From anxiety about Muslim immigrants in Western Europe to concerns about undocumented workers and cross-border security threats in the United States, disputes over immigration have proliferated and intensified in recent years. These debates are among the most contentious facing constitutional democracies, and they show little sign of fading away. Edited and with an introduction by political scientist Rogers M. Smith, Citizenship, Borders, and Human Needs brings together essays by leading international scholars from a wide range of disciplines to explore the economic, cultural, political, and normative aspects of comparative immigration policies. In the first section, contributors go beyond familiar explanations of immigration's economic effects to explore whose needs are truly helped and harmed by current migration patterns.
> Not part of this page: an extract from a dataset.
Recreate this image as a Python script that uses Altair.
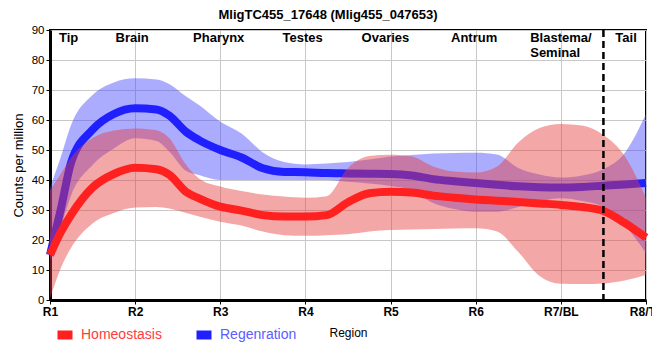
import json
import altair as alt
import pandas as pd

# ---------------- data ----------------
x_pos = [1, 1.125, 1.25, 1.5, 1.75, 2, 2.25, 2.4, 2.6, 2.75, 3, 3.25, 3.5, 3.75, 4,
         4.25, 4.5, 4.75, 5, 5.25, 5.5, 5.75, 6, 6.25, 6.5, 6.75, 7, 7.25, 7.5, 7.75, 8]

homeo_mid = [15, 22.5, 28.5, 37.5, 42, 44.1, 43.6, 41.8, 36, 33.9, 31.1, 29.8, 28.3, 27.8, 27.8,
             28.3, 32.6, 35.6, 36.1, 35.8, 34.8, 34.1, 33.5, 33.1, 32.7, 32.2, 31.7, 31, 29.7, 25.7, 20.8]
homeo_lo = [0.5, 10.5, 17.5, 25.5, 29, 30.8, 31, 30.5, 29, 27.8, 26.1, 24.8, 22.8, 21.6, 21.4,
            21.6, 21.9, 22.8, 23.3, 23.5, 23.7, 23.8, 23.9, 22.8, 16, 8, 5.4, 5.3, 5.5, 6.5, 8.3]
homeo_hi = [36.5, 42, 47.5, 54, 56.5, 57.2, 56.6, 54, 45, 40.5, 37.8, 36.3, 35.2, 34.5, 34.1,
            34.6, 44, 48, 48.4, 47.8, 44.5, 42.8, 42.5, 44.5, 52.5, 57.3, 58.7, 58.2, 55, 48, 34]

regen_mid = [15, 30, 46, 56.8, 62, 63.9, 63.5, 61.5, 56, 53.3, 50, 47.5, 43.9, 42.7, 42.6,
             42.3, 42.2, 42.1, 42, 41.5, 40.3, 39.6, 39, 38.4, 37.9, 37.6, 37.5, 37.7, 38.1, 38.5, 39]
regen_lo = [13, 24, 35, 45, 50.5, 53.9, 53, 49.5, 43, 41.7, 40, 40, 40, 40, 40,
            40, 39.4, 38.8, 38, 36.5, 32.3, 30.3, 29.4, 29.4, 31, 32.8, 33.9, 33, 31, 25, 15.6]
regen_hi = [37.5, 47.5, 58.5, 68.3, 72.5, 73.9, 73.5, 72, 67.8, 65, 59.4, 55.5, 49.2, 46, 45.2,
            45.5, 46, 46.8, 47.8, 48.3, 48.8, 49, 49.1, 48.5, 44, 41.8, 40.8, 41.5, 43.6, 49, 62]

series_names = ["Homeostasis", "Regenration"]
tick_values = [1, 2, 3, 4, 5, 6, 7, 8]
tick_labels = ["R1", "R2", "R3", "R4", "R5", "R6", "R7/BL", "R8/TL"]
y_ticks = [0, 10, 20, 30, 40, 50, 60, 70, 80, 90]

region_names = ["Tip", "Brain", "Pharynx", "Testes", "Ovaries", "Antrum", "Blastema/\nSeminal", "Tail"]
region_x = [1.105, 1.77, 2.68, 3.73, 4.66, 5.71, 6.64, 7.64]
region_y = [89.3] * len(region_names)
divider_x = [7.5]

title_text = "MligTC455_17648 (Mlig455_047653)"

# ---------------- tables ----------------
df = pd.concat([
    pd.DataFrame({"x": x_pos, "mid": homeo_mid, "lo": homeo_lo, "hi": homeo_hi, "series": series_names[0]}),
    pd.DataFrame({"x": x_pos, "mid": regen_mid, "lo": regen_lo, "hi": regen_hi, "series": series_names[1]}),
], ignore_index=True)
regions = pd.DataFrame({"name": region_names, "x": region_x, "y": region_y})
divider = pd.DataFrame({"x": divider_x})

FONT = "Liberation Sans"
line_colors = ["#ff2020", "#2020ff"]
band_colors = {"Homeostasis": "#e63c3c", "Regenration": "#4646ff"}

xscale = alt.Scale(domain=[1, 8], nice=False, zero=False)
yscale = alt.Scale(domain=[0, 90], nice=False, zero=True)

label_expr = json.dumps(tick_labels) + "[datum.value - 1]"

x_axis = alt.Axis(values=tick_values, labelExpr=label_expr, labelFontWeight="bold",
                  labelFontSize=12, titleFontSize=12, titleFontWeight="normal",
                  titlePadding=10, tickSize=4, labelPadding=2, labelFlush=False,
                  labelOverlap=False)
y_axis = alt.Axis(values=y_ticks, tickCount=10, labelFontSize=11.5, titleFontSize=13,
                  titleFontWeight="normal", titlePadding=6, tickSize=4, labelPadding=2,
                  labelOverlap=False, labelFlush=False)


def X():
    return alt.X("x:Q", scale=xscale, title="Region", axis=x_axis)


def Y(field):
    return alt.Y(field, scale=yscale, axis=y_axis, title="Counts per million")


legend = alt.Legend(orient="none", legendX=3, legendY=293, direction="horizontal", title=None,
                    symbolType="stroke", symbolSize=225, symbolStrokeWidth=9, symbolOpacity=1,
                    labelFontSize=14, labelOffset=4, columnPadding=16, labelFont=FONT,
                    labelColor={"expr": "datum.label == 'Homeostasis' ? '#ff3c3c' : '#5c5cff'"})
color_enc = alt.Color("series:N", scale=alt.Scale(domain=series_names, range=line_colors), legend=legend)

base = alt.Chart(df)


def band(name):
    return base.transform_filter(alt.datum.series == name).mark_area(
        interpolate="monotone", color=band_colors[name], opacity=0.45
    ).encode(x=X(), y=Y("lo:Q"), y2="hi:Q")


def line(name):
    return base.transform_filter(alt.datum.series == name).mark_line(
        interpolate="monotone", strokeWidth=8
    ).encode(x=X(), y=Y("mid:Q"), color=color_enc)


rule = alt.Chart(divider).mark_rule(color="black", strokeWidth=2.5, strokeDash=[7, 4]).encode(x=X())

labels = alt.Chart(regions).mark_text(
    align="left", baseline="top", fontSize=13, fontWeight="bold", font=FONT,
    lineBreak="\n", lineHeight=14.5, color="black"
).encode(x=X(), y=Y("y:Q"), text="name:N")

chart = alt.layer(
    band("Regenration"), line("Regenration"), band("Homeostasis"), line("Homeostasis"), rule, labels
).properties(
    width=596, height=270,
    padding={"left": 42, "top": 22, "right": 6, "bottom": 50},
    autosize=alt.AutoSizeParams(type="none"),
    title=alt.Title(title_text, fontSize=13, fontWeight="bold", font=FONT, anchor="middle",
                    dx=-20, offset=2),
).configure(font=FONT).configure_axis(
    gridColor="#c8c8c8", gridWidth=1, domainColor="black", domainWidth=3, tickColor="black",
    labelColor="black", titleColor="black", labelFont=FONT, titleFont=FONT
).configure_view(stroke="black", strokeWidth=2)

chart.save("out.html", embed_options={"renderer": "svg", "actions": False})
The concerns of receiving countries include but are not limited to their economic interests, and several essays weigh different models of managing cultural identity and conflict in democracies with large immigrant populations. Other essays consider the implications of immigration for politics and citizenship. In many nations, large-scale immigration challenges existing political institutions, which must struggle to foster political inclusion and accommodate changing ways of belonging to the polity. The volume concludes with contrasting reflections on the normative standards that should guide immigration policies in modern constitutional democracies. Citizenship, Borders, and Human Needs develops connections between thoughtful scholarship and public policy, thereby advancing public debate on these complex and divisive issues. Though most attention in the collection is devoted to the dilemmas facing immigrant-receiving countries in the West, the volume also explores policies and outcomes in immigrant-sending countries, as well as the situation of developing nations—such as India—that are net receivers of migrants.